Valuable Secrets concerning Arts and Trades:
or Approved Directions, from the best Artists, for the Various Methods...
Printed by Thomas Hubbard,
Norwich, 1795Chap. III. Secrets for the composition of Varnishes, &c.
1. Take two pounds of double-rectified spirit of wine; seed-lac, four ounces; sandarac, as much; gum copal, one. Set all a-dissolving, on hot ashes, in a matrass, or a vessel with a long neck. When perfectly dissolved, strain it through a jelly-bag, made of new cloth. Mix, with that which shall have strained out of the bag, out spoonful, of oil of turpentine; then bottle and stop it well, and set it in the sun. There will happen a separation, and a certain coarser part will shew itself at the bottom, while another more clear will appear swimming on the top. Divide carefully, by inclination, the clearest from the thickest part.

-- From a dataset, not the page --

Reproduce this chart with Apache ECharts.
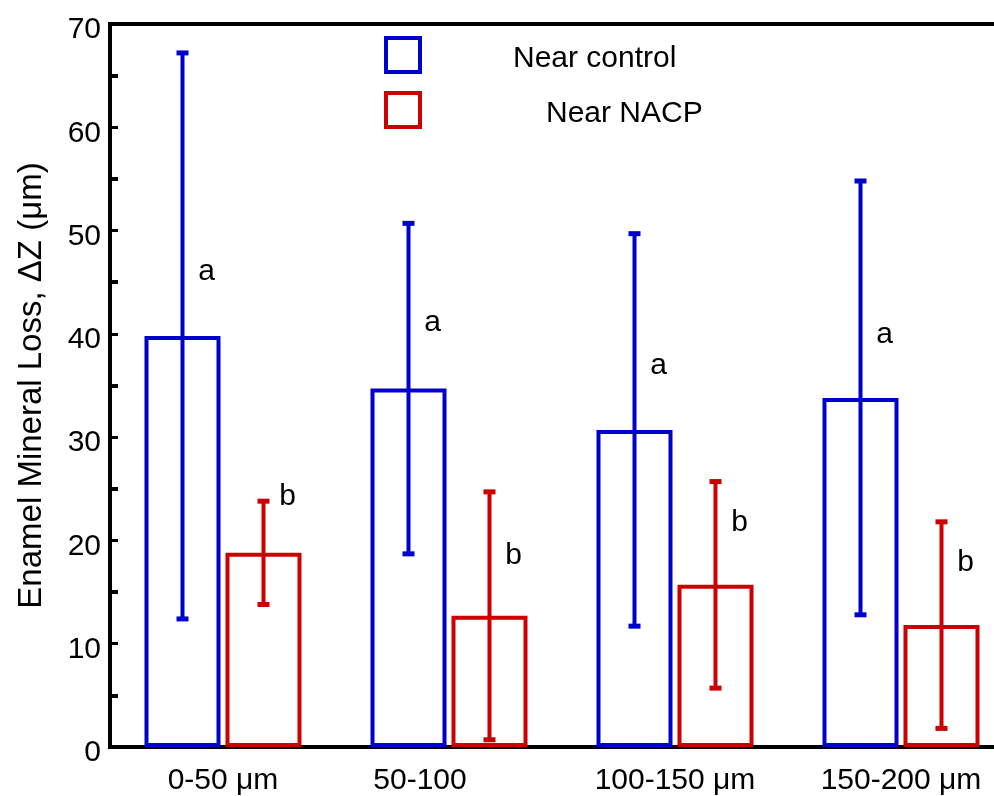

2. This last you may use with fine lamp-black, well picked, and free from all sorts of hard nobs, to make a black-colour varnish. With it, you rub whatever you want to be varnished, and lay, one, two, or three coats of it, more or less, according as you think proper, letting dry between each coat. And, when this is done, you put, of the first separated clear part of your varnish, as much as you find requisite to give your work a fine lustre.
N. B. It is proper there should be some fire, so near to the work, as it may receive from it some gentle heat, while all this is performing: and when the whole is well executed, you must let dry in the shade what is varnished, and guard it against the dust.
3. If, instead of black, you want a red colour, you must, from the very beginning of the operation, join some tacamahaca-gum with the spirit of wine of double rectification above mentioned; and, in lieu of lamp black, in the second part of the operation, you put some cinnabar in powder. Then, when you have done with laying the several coats of varnish, in which the cinnabar is, you put in the clear varnish, which is deflined to make the last coats, for lustring, some dragon's blood in tears.
4. You may put, in the same manner, whitening in varnish, if you want it white; or verdigrise if you want it green; and so on any other colour you want it to be, proceeding, in respect to each of them, as before directed for the others.
N. B. These varnishes, when dry, do all require to be polished. For that purpose, you take a cloth, dip it in tripoly, and rub, with moderation, over the last coat of varnish, till you find it has acquired a sufficient degree of lustre, and equality.